A new report from the India Meteorological Department (IMD) reveals that heatwaves will last 12-18 days longer in most parts of India, including peninsular India and the coasts, by 2060. In another study, released last week, it was revealed that over 90% of India’s total area falls under the “extremely cautious” or “danger zone” for heatwaves, which are now occurring more frequently due to climate change. The study conducted by the researchers at the University of Cambridge identified Delhi as particularly vulnerable to severe heatwave impacts.
With the last three years being dominated by La Niña, experts predict that 2023 is likely to witness the arrival of the complementary weather phenomenon, El Niño, characterised by warmer water spreading across the equatorial Pacific Ocean from west to east. Not surprisingly, a heat wave has already swept across northwest India. India recorded its hottest February since 1877 this year. The average temperature was 29.5 degrees Celsius, around 2 degrees higher than normal. Last year, the country faced one of the hottest summers in almost 125 years, with temperature in Delhi hitting a new record high of above 49°C in May.
The net zero goals of countries are also not optimistic. The IPCC’s synthesis report warns that global warming is likely to exceed the 1.5 degrees Celsius limit set by the Paris Agreement by 2030, even with ambitious greenhouse gas emission reductions. To stay within this limit, emissions must peak by 2025, decrease by 43% by 2030, and achieve net zero carbon by mid-century.
These findings underscore the urgent need for India to implement effective strategies to mitigate the impact of heatwaves, which pose a significant threat to the country’s population and infrastructure.
What is a heatwave?
A heatwave is declared when the temperature breaches the 40°C mark and is at least 4.5°C above normal seasonal levels. According to the World Health Organisation, a heatwave for India is considered if the maximum temperature of a station reaches at least 40°C or more for plains and at least 30°C or more for hilly regions.
Heatwaves can occur due to two primary reasons– either warm air flows in from other regions or local factors produce it. Local warming happens when the land surface temperature rises, or when descending air gets compressed along its path, leading to the generation of hot air close to the surface.
Heatwaves have a widespread impact, but their effects are notably severe in urban areas. Due to the urban heat island effect, buildings, roads, and other infrastructure absorb and retain heat, causing temperatures to rise significantly.

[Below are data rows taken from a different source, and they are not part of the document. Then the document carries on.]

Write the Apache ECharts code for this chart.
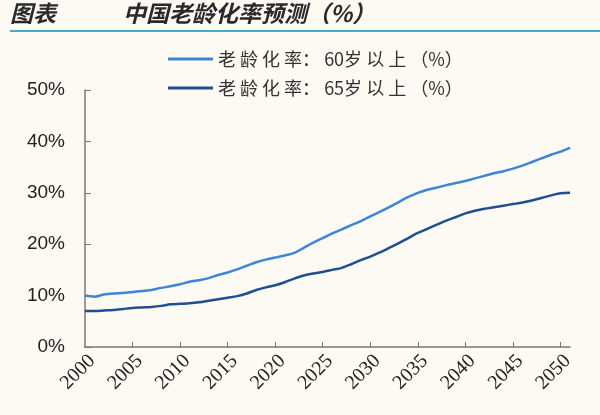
<!DOCTYPE html>
<html><head><meta charset="utf-8">
<script src="https://cdn.jsdelivr.net/npm/echarts@6/dist/echarts.min.js"></script>
<style>html,body{margin:0;padding:0;background:#fdf9f3;}#c{width:600px;height:415px;}</style>
</head><body><div id="c"></div>
<script>
const years = [];
for (let y = 2000; y <= 2051; y++) years.push(String(y));
const series60Name = '老 龄 化 率： 60岁 以 上 （%）';
const series65Name = '老 龄 化 率： 65岁 以 上 （%）';
const aged60 = [10.0,9.8,10.2,10.4,10.5,10.7,10.9,11.1,11.5,11.8,
  12.2,12.7,13.0,13.4,14.0,14.5,15.1,15.8,16.5,17.0,
  17.4,17.8,18.3,19.3,20.3,21.2,22.1,22.9,23.7,24.5,
  25.4,26.3,27.2,28.2,29.2,30.0,30.6,31.0,31.5,31.9,
  32.3,32.8,33.3,33.8,34.2,34.7,35.3,36.0,36.7,37.4,
  38.0,38.8];
const aged65 = [7.0,7.0,7.1,7.2,7.4,7.6,7.7,7.8,8.0,8.3,
  8.4,8.5,8.7,9.0,9.3,9.6,9.9,10.4,11.1,11.6,
  12.0,12.6,13.3,13.9,14.3,14.6,15.0,15.4,16.1,16.9,
  17.6,18.4,19.3,20.2,21.2,22.2,23.0,23.8,24.6,25.3,
  26.0,26.5,26.9,27.2,27.5,27.8,28.1,28.5,29.0,29.5,
  29.9,30.0];
const titleLeft = '图表';
const titleMain = '中国老龄化率预测（%）';

const chart = echarts.init(document.getElementById('c'));
chart.setOption({
  backgroundColor: '#fdf9f3',
  animation: false,
  graphic: [
    {type:'text', left:10, top:2, style:{text:titleLeft, font:'italic bold 23px "Noto Sans CJK SC"', fill:'#2a2a2a'}},
    {type:'text', left:123, top:2, style:{text:titleMain, font:'italic bold 23px "Noto Sans CJK SC"', fill:'#2a2a2a'}},
    {type:'line', shape:{x1:10,y1:31,x2:600,y2:31}, style:{stroke:'#4aa8c8', lineWidth:2}}
  ],
  legend: {
    orient:'vertical', left:163, top:45, itemWidth:45, itemHeight:3, itemGap:11,
    icon:'rect',
    textStyle:{fontSize:18, color:'#333', fontFamily:'"Noto Sans CJK SC"'},
    data:[series60Name, series65Name]
  },
  grid: {left:85, right:30, top:90, bottom:68, containLabel:false},
  xAxis: {
    type:'category', data:years, boundaryGap:false,
    axisLine:{lineStyle:{color:'#777', width:1.5}},
    axisTick:{inside:true, length:5, interval:(i)=> i%5===0 && i>0, lineStyle:{color:'#777'}},
    axisLabel:{rotate:45, interval:(i)=> i%5===0, fontSize:20, color:'#222', fontFamily:'"Liberation Serif"', margin:4, verticalAlign:'top'}
  },
  yAxis: {
    type:'value', min:0, max:50, interval:10,
    axisLine:{show:true, lineStyle:{color:'#777', width:1.5}},
    axisTick:{show:true, inside:true, length:6, lineStyle:{color:'#777'}},
    splitLine:{show:false},
    axisLabel:{formatter:'{value}%', fontSize:19, color:'#222', fontFamily:'"Liberation Sans"', margin:20}
  },
  series: [
    {name:series60Name, type:'line', data:aged60, showSymbol:false, smooth:0.3,
     lineStyle:{width:2.5, color:'#3d86d6'}, itemStyle:{color:'#3d86d6'}},
    {name:series65Name, type:'line', data:aged65, showSymbol:false, smooth:0.3,
     lineStyle:{width:2.5, color:'#1f4f8f'}, itemStyle:{color:'#1f4f8f'}}
  ]
});
</script></body></html>
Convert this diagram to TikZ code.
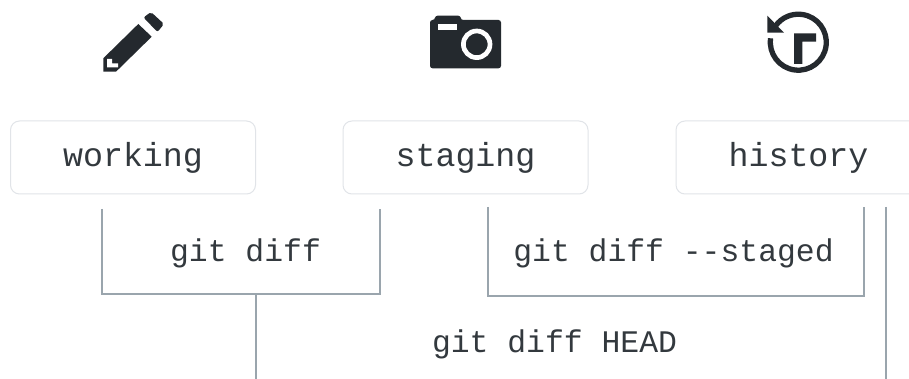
\documentclass[tikz,border=0pt]{standalone}
\usepackage{fontspec}
\setmonofont{Liberation Mono}
\definecolor{ink}{HTML}{24292E}
\definecolor{soft}{HTML}{33393E}
\definecolor{edge}{HTML}{E1E4E8}
\definecolor{wire}{HTML}{9AA5AD}
\tikzset{
  stagebox/.style={draw=edge,line width=1pt,rounded corners=9pt,fill=white,minimum width=245pt,minimum height=73pt,inner sep=0pt,text=soft,text height=19pt,text depth=0pt,font=\ttfamily\fontsize{33.3}{36}\selectfont},
  cmdlabel/.style={anchor=base,inner sep=0pt,text=soft,font=\ttfamily\fontsize{31.4}{34}\selectfont},
  wireline/.style={draw=wire,line width=2pt,line cap=butt,line join=miter},
  icon/.style={fill=ink,draw=none}
}
\begin{document}
\begin{tikzpicture}[x=1pt,y=-1pt]
\useasboundingbox (0,0) rectangle (909,379);
\clip (0,0) rectangle (909,379);
\fill[white] (0,0) rectangle (909,379);
% pencil
\fill[icon] (138.3,24) -- (151.7,36.7) -- (116,71.7) -- (103.3,71.7) -- (103.3,58.3) -- cycle;
\fill[white] (107,59) -- (112,59) -- (112,63.5) -- (118,63.5) -- (118,67.5) -- (107,67.5) -- cycle;
\fill[icon,rounded corners=2pt] (143.5,17.5) -- (151,12) -- (164,24) -- (157.5,32) -- cycle;
% camera
\fill[icon,rounded corners=2.5pt] (430,68.3) -- (430,20) -- (435,20) -- (435,15.7) -- (460.7,15.7) -- (460.7,20) -- (501,20) -- (501,68.3) -- cycle;
\fill[white] (438.3,24) rectangle (456.7,30);
\draw[white,line width=4.7pt] (476.7,44.3) circle[radius=13.3];
% history
\draw[ink,line width=5.3pt] (798.3,42.2) ++(-172:28) arc[start angle=-172,end angle=-505,radius=28];
\fill[icon] (767.3,15.7) -- (784,32.7) -- (767.3,32.7) -- cycle;
\fill[icon] (794,33.3) -- (816,33.3) -- (816,41.7) -- (802.3,41.7) -- (802.3,64) -- (794,64) -- cycle;
% boxes
\node[stagebox] (working) at (133,157.5) {working};
\node[stagebox] (staging) at (465.5,157.5) {staging};
\node[stagebox] (history) at (798.5,157.5) {history};
% labels
\node[cmdlabel] (diff) at (245.5,261) {git diff};
\node[cmdlabel] (diffstaged) at (673.5,261) {git diff --staged};
\node[cmdlabel] (diffhead) at (554.5,352) {git diff HEAD};
% connectors
\coordinate (wa) at (102,209);
\coordinate (wb) at (380,209);
\coordinate (sa) at (488,207);
\coordinate (sb) at (864,207);
\coordinate (ha) at (256,294);
\coordinate (hb) at (256,379);
\coordinate (hc) at (886,207);
\coordinate (hd) at (886,379);
\draw[wireline] (wa) |- (ha) -| (wb);
\draw[wireline] (sa) |- (674,296) -| (sb);
\draw[wireline] (ha) -- (hb);
\draw[wireline] (hc) -- (hd);
\end{tikzpicture}
\end{document}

Heatwaves have severe environmental impacts, including water shortages and stress on plants, leading to reduced growth and drying of landscapes. Hot and dry conditions also increase the risk of forest fires and melting of glaciers, besides impacting wildlife and biodiversity. The agricultural industry is also affected as is labour productivity in stressful heat conditions.
Heatwaves and health impacts
According to experts, exposure to hotter than average conditions can compromise the body’s ability to regulate temperature, leading to heat cramps, heat exhaustion, heatstroke, and hyperthermia. Rapid rises in heat can result in hospitalisations and deaths that may occur on the same day or have a lagged effect that accelerates illness or death in the already vulnerable, particularly in the initial days of heatwaves.
Heat also has indirect health impacts, affecting human behaviour, disease transmission, healthcare delivery, air quality, and social infrastructure, including energy, transport, and water. So it is critical to prepare for the rising temperatures and to develop comprehensive adaptation strategies to mitigate the impact of heatwaves.
India’s roadmap for heatwaves
The Cambridge report also talks about how heatwaves are impeding India’s efforts towards achieving the United Nations’ Sustainable Development Goals (SDGs) more significantly than previously thought and that current assessment metrics may not fully capture the impact of heatwaves. According to the report, prolonged exposure to extreme heat may result in a 15% decrease in “outdoor work productivity”, negatively impact the well-being of approximately 480 million individuals, and incur a cost of 2.8% of GDP by 2050.
The Climate Transparency Report has revealed that India suffered a significant loss of $159 billion, equivalent to 5.4% of its GDP, due to heatwaves in 2021. The study highlighted the adverse impact of record temperatures on the productivity and lives of workers, migrants, low-income households, and homeless individuals. The report further projected a decline of 5 per cent in labour productivity in the country if the global temperature increases by 1.5ºC.
Last month, Prime Minister Narendra Modi reviewed India’s preparedness to deal with hot weather, as the country braces for unprecedented summer heat. The Prime Minister was briefed about the readiness of the states and hospital infrastructure for emergencies.
The IMD recommends a comprehensive response plan that incorporates cultural, institutional, technological, and ecosystem-based adaptation strategies to combat the effects of heatwaves.
The recommendations of its latest report titled “Heat and Cold Waves in India Processes and Predictability” include: improving India’s buildings through ventilation and insulation; raising awareness about heat stress; changing work schedules; providing early warning; and creating cool shelters.